AIM = Line by line, repeat the data below exactly, beginning at the first line and ending at the line with "15, 17.5, 20];". Omit pictures.
------------------------------------------------
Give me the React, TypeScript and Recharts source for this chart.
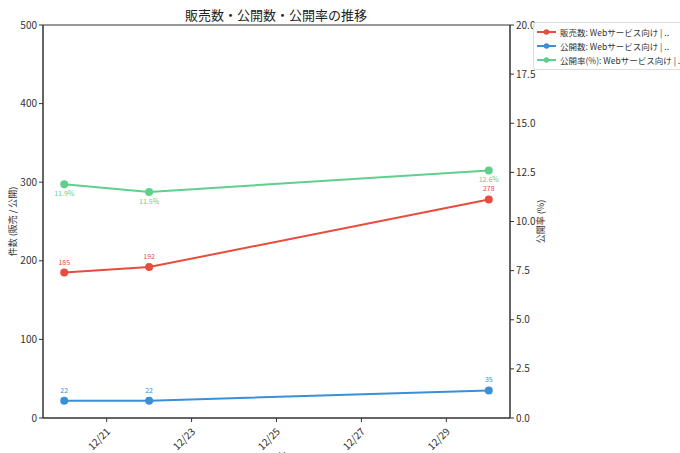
import React from "react";
import {
  LineChart,
  Line,
  XAxis,
  YAxis,
  ReferenceArea,
  LabelList,
} from "recharts";

const days = [20, 22, 30];
const sales = [185, 192, 278];
const published = [22, 22, 35];
const rate = [11.9, 11.5, 12.6];

const xTicks = [21, 23, 25, 27, 29];
const leftTicks = [0, 100, 200, 300, 400, 500];
const rightTicks = [0, 2.5, 5, 7.5, 10, 12.5, 15, 17.5, 20];

const seriesNames = [
  "販売数: Webサービス向け | ..",
  "公開数: Webサービス向け | ..",
  "公開率(%): Webサービス向け | ..",
];
const colors = ["#e74c3c", "#3a8fd6", "#5fd08c"];

const data = days.map((d, i) => ({
  day: d,
  sales: sales[i],
  published: published[i],
  rate: rate[i],
}));

const FONT = "'Noto Sans CJK JP', 'Noto Sans', sans-serif";

const XTick = (props: any) => {
  const { x, y, payload } = props;
  return (
    <g transform={`translate(${x},${y + 4})`}>
      <text
        textAnchor="end"
        transform="rotate(-45)"
        fontSize={10}
        fill="#333"
        fontFamily={FONT}
        dy={6}
      >
        12/{payload.value}
      </text>
    </g>
  );
};

const LegendBox = () => (
  <div
    style={{
      position: "absolute",
      left: 533,
      top: 22,
      border: "1px solid #ddd",
      borderRadius: 3,
      background: "rgba(255,255,255,0.85)",
      padding: "2px 3px",
      fontFamily: FONT,
      fontSize: 8.5,
      color: "#333",
      width: 160,
    }}
  >
    {seriesNames.map((n, i) => (
      <div key={n} style={{ display: "flex", alignItems: "center", height: 14 }}>
        <svg width={19} height={10} style={{ marginRight: 4 }}>
          <line x1={0} y1={5} x2={19} y2={5} stroke={colors[i]} strokeWidth={2} />
          <circle cx={9.5} cy={5} r={2.8} fill={colors[i]} />
        </svg>
        <span style={{ whiteSpace: "nowrap" }}>{n}</span>
      </div>
    ))}
  </div>
);

export default function App() {
  return (
    <div
      style={{
        position: "absolute",
        left: 0,
        top: 0,
        width: 680,
        height: 453,
        overflow: "hidden",
        background: "#fff",
      }}
    >
      <LineChart
        width={680}
        height={453}
        data={data}
        margin={{ top: 25, right: 130, left: 0, bottom: 0 }}
      >
        <text
          x={276}
          y={20}
          textAnchor="middle"
          fontSize={13}
          fontFamily={FONT}
          fill="#222"
        >
          販売数・公開数・公開率の推移
        </text>
        <XAxis
          dataKey="day"
          type="number"
          domain={[19.5, 30.5]}
          ticks={xTicks}
          tick={<XTick />}
          height={35}
          tickLine={{ stroke: "#333" }}
          axisLine={{ stroke: "#333" }}
          tickSize={4}
          label={{
            value: "日付",
            position: "insideBottom",
            offset: -8,
            fontSize: 10,
            fill: "#333",
            fontFamily: FONT,
          }}
        />
        <YAxis
          yAxisId="left"
          domain={[0, 500]}
          ticks={leftTicks}
          width={43}
          tickSize={4}
          tick={{ fontSize: 10, fill: "#333", fontFamily: FONT }}
          tickLine={{ stroke: "#333" }}
          axisLine={{ stroke: "#333" }}
          label={{
            value: "件数 (販売 / 公開)",
            angle: -90,
            position: "insideLeft",
            offset: 13,
            fontSize: 9,
            fill: "#333",
            fontFamily: FONT,
            style: { textAnchor: "middle" },
          }}
        />
        <YAxis
          yAxisId="right"
          orientation="right"
          domain={[0, 20]}
          ticks={rightTicks}
          tickFormatter={(v: number) => v.toFixed(1)}
          width={40}
          tickSize={4}
          tick={{ fontSize: 10, fill: "#333", fontFamily: FONT }}
          tickLine={{ stroke: "#333" }}
          axisLine={{ stroke: "#333" }}
          label={{
            value: "公開率 (%)",
            angle: -90,
            position: "insideRight",
            offset: 9,
            fontSize: 9,
            fill: "#333",
            fontFamily: FONT,
            style: { textAnchor: "middle" },
          }}
        />
        <ReferenceArea
          yAxisId="left"
          x1={19.5}
          x2={30.5}
          y1={0}
          y2={500}
          fill="none"
          stroke="#333"
          strokeWidth={1}
        />
        <Line
          yAxisId="left"
          dataKey="sales"
          stroke={colors[0]}
          strokeWidth={2}
          dot={{ r: 3, fill: colors[0], stroke: colors[0] }}
          isAnimationActive={false}
        >
          <LabelList
            dataKey="sales"
            position="top"
            offset={8}
            fontSize={7}
            fill={colors[0]}
            fontFamily={FONT}
          />
        </Line>
        <Line
          yAxisId="left"
          dataKey="published"
          stroke={colors[1]}
          strokeWidth={2}
          dot={{ r: 3, fill: colors[1], stroke: colors[1] }}
          isAnimationActive={false}
        >
          <LabelList
            dataKey="published"
            position="top"
            offset={8}
            fontSize={7}
            fill={colors[1]}
            fontFamily={FONT}
          />
        </Line>
        <Line
          yAxisId="right"
          dataKey="rate"
          stroke={colors[2]}
          strokeWidth={2}
          dot={{ r: 3, fill: colors[2], stroke: colors[2] }}
          isAnimationActive={false}
        >
          <LabelList
            dataKey="rate"
            position="bottom"
            offset={7}
            fontSize={7}
            fill={colors[2]}
            fontFamily={FONT}
            formatter={(v: any) => `${Number(v).toFixed(1)}%`}
          />
        </Line>
      </LineChart>
      <LegendBox />
    </div>
  );
}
------------------------------------------------
IN RESPONSE =
Give me the React, TypeScript and Recharts source for this chart.
import React from "react";
import {
  LineChart,
  Line,
  XAxis,
  YAxis,
  ReferenceArea,
  LabelList,
} from "recharts";

const days = [20, 22, 30];
const sales = [185, 192, 278];
const published = [22, 22, 35];
const rate = [11.9, 11.5, 12.6];

const xTicks = [21, 23, 25, 27, 29];
const leftTicks = [0, 100, 200, 300, 400, 500];
const rightTicks = [0, 2.5, 5, 7.5, 10, 12.5, 15, 17.5, 20];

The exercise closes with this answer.